Wellness Partner General Why an effective...
Why an effective drug-screening program should be a top priority for all employers
Why an effective drug-screening program should be a top priority for all employers
Dr. Mary Jo Capodice
The numbers are staggering:
• Drug usage costs employers an estimated $75 billion and $100 billion each year in lost time, accidents, health care and worker’s compensation. 1
• Employees with substance use issues cost employers an average of $7,000 annually. 2
• 65 percent of all accidents on the job are related to drugs or alcohol. 2
• Employees who abuse substances cause 40 percent of on the job injuries. 2
• Nearly 75 percent of all adult illicit drug users are employed. 3
While employers big and small may wonder if drug screening is appropriate for them, the numbers alone provide a convincing argument for effective drug screening programs. The cost-savings can be significant and the numerous other benefits, for employers of all sizes, cannot be ignored.
There are two types of screening programs: pre-placement screening and reasonable cause screening. Both can be effective in creating a safe work environment. Employers who require pre-employment drug screening send a message that safety and sobriety are taken seriously and provide incentive for prospective job applicants and even current employees to lead healthy lifestyles that won’t compromise workplace performance or safety. Programs that include post-accident and random testing of employees also help to ensure you’re getting the best out of your employees at all times.
In Wisconsin, there currently is no general or comprehensive drug testing law that prohibits or regulates drug testing. Testing can include hair collection screening, urine screening and breath alcohol screening. While pre-employment drug screening is typically part of a comprehensive pre-placement exam, the drug screen results are reported to the employer independent of the physical exam. Wisconsin employers can require pre-employment and ongoing drug screenings provided that state laws against discrimination are obeyed, and proper handling protocols are followed for all sample specimens - to avoid any inaccuracy or error in results.
When developing pre-placement screening protocols, the following steps must be taken:
• Applicants must be notified that drug screening is part of the employment process and agreement to undergoing screening must be provided in writing before the test is conducted;
• Employment with the organization must be formally offered and contingent on passing the drug screening; and
• All applicants for the same job must be tested similarly with screenings conducted by a state-certified testing lab.

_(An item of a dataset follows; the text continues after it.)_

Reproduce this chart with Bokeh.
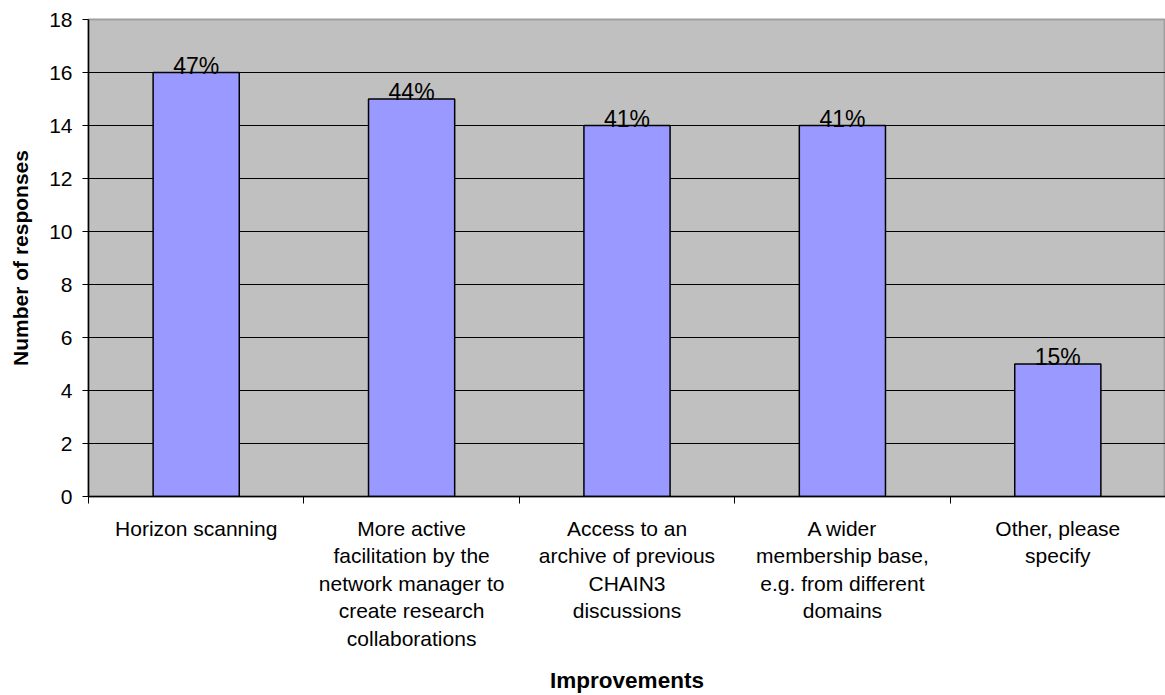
from bokeh.plotting import figure
from bokeh.models import FixedTicker, Range1d, ColumnDataSource
from bokeh.embed import file_html
from bokeh.resources import INLINE
from bokeh.core.properties import value

categories = [
    "Horizon scanning",
    "More active\nfacilitation by the\nnetwork manager to\ncreate research\ncollaborations",
    "Access to an\narchive of previous\nCHAIN3\ndiscussions",
    "A wider\nmembership base,\ne.g. from different\ndomains",
    "Other, please\nspecify",
]
responses = [16, 15, 14, 14, 5]
percent_labels = ["47%", "44%", "41%", "41%", "15%"]
y_ticks = [0, 2, 4, 6, 8, 10, 12, 14, 16, 18]

FONT = "Liberation Sans"
xpos = list(range(1, len(categories) + 1))

src = ColumnDataSource(dict(x=xpos, top=responses, lab=percent_labels))

p = figure(width=1165, height=695, output_backend="svg", toolbar_location=None,
           x_range=Range1d(0.5, len(categories) + 0.5), y_range=Range1d(0, 18),
           min_border_left=88, min_border_right=0, min_border_top=19, min_border_bottom=199)
p.background_fill_color = "#C0C0C0"
p.border_fill_color = "white"
p.outline_line_color = "#A0A0A0"
p.outline_line_width = 2

p.vbar(x="x", top="top", width=0.4, source=src, fill_color="#9999FF",
       line_color="black", line_width=1.5)
p.text(x="x", y="top", text="lab", source=src, text_align="center",
       text_baseline="alphabetic", y_offset=-7,
       text_font=value(FONT), text_font_size="23px", text_color="black")

# x axis
p.xaxis.ticker = FixedTicker(ticks=xpos, minor_ticks=[i + 0.5 for i in range(0, len(categories) + 1)])
p.xaxis.major_label_overrides = {i + 1: c for i, c in enumerate(categories)}
p.xaxis.major_tick_line_color = None
p.xaxis.major_tick_out = 0
p.xaxis.minor_tick_out = 7
p.xaxis.minor_tick_in = 0
p.xaxis.minor_tick_line_color = "black"
p.xaxis.axis_line_color = "black"
p.xaxis.axis_line_width = 1.5
p.xaxis.major_label_standoff = 13
p.xaxis.major_label_text_font = FONT
p.xaxis.major_label_text_font_size = "21px"
p.xaxis.major_label_text_color = "black"
p.xaxis.axis_label = "Improvements"
p.xaxis.axis_label_text_font = FONT
p.xaxis.axis_label_text_font_size = "22.5px"
p.xaxis.axis_label_text_font_style = "bold"
p.xaxis.axis_label_text_color = "black"
p.xaxis.axis_label_standoff = 15

# y axis
p.yaxis.ticker = FixedTicker(ticks=y_ticks, minor_ticks=[])
p.yaxis.major_tick_out = 6
p.yaxis.major_tick_in = 0
p.yaxis.major_tick_line_color = "black"
p.yaxis.axis_line_color = "black"
p.yaxis.axis_line_width = 1.5
p.yaxis.major_label_standoff = 10
p.yaxis.major_label_text_font = FONT
p.yaxis.major_label_text_font_size = "21px"
p.yaxis.major_label_text_color = "black"
p.yaxis.axis_label = "Number of responses"
p.yaxis.axis_label_text_font = FONT
p.yaxis.axis_label_text_font_size = "21px"
p.yaxis.axis_label_text_font_style = "bold"
p.yaxis.axis_label_text_color = "black"
p.yaxis.axis_label_standoff = 14

p.xgrid.grid_line_color = None
p.ygrid.ticker = FixedTicker(ticks=y_ticks)
p.ygrid.grid_line_color = "black"
p.ygrid.grid_line_width = 1.2

open("out.html", "w").write(file_html(p, INLINE))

While many companies are slow to develop drug screening protocol, an effective program can be an invaluable tool to employers who are committed to creating a safe, efficient work environment, encouraging and maintaining a healthy workforce and promoting cost-savings. It is a decision you won't regret.
[1] How Illicit Drug Use Affects Business and the Economy, U.S. Department of Labor, May 2011.
2 Substance Abuse and Mental Health Services Administration (SAMHSA), Office of Applied Studies (OAS), National Survey on Drug Use and Health 2005 and 2006, Table 5.8A, Rockville, MD: 2007.
3 National Survey on Drug Use and Health, US Department of Health and Human Services, 2013.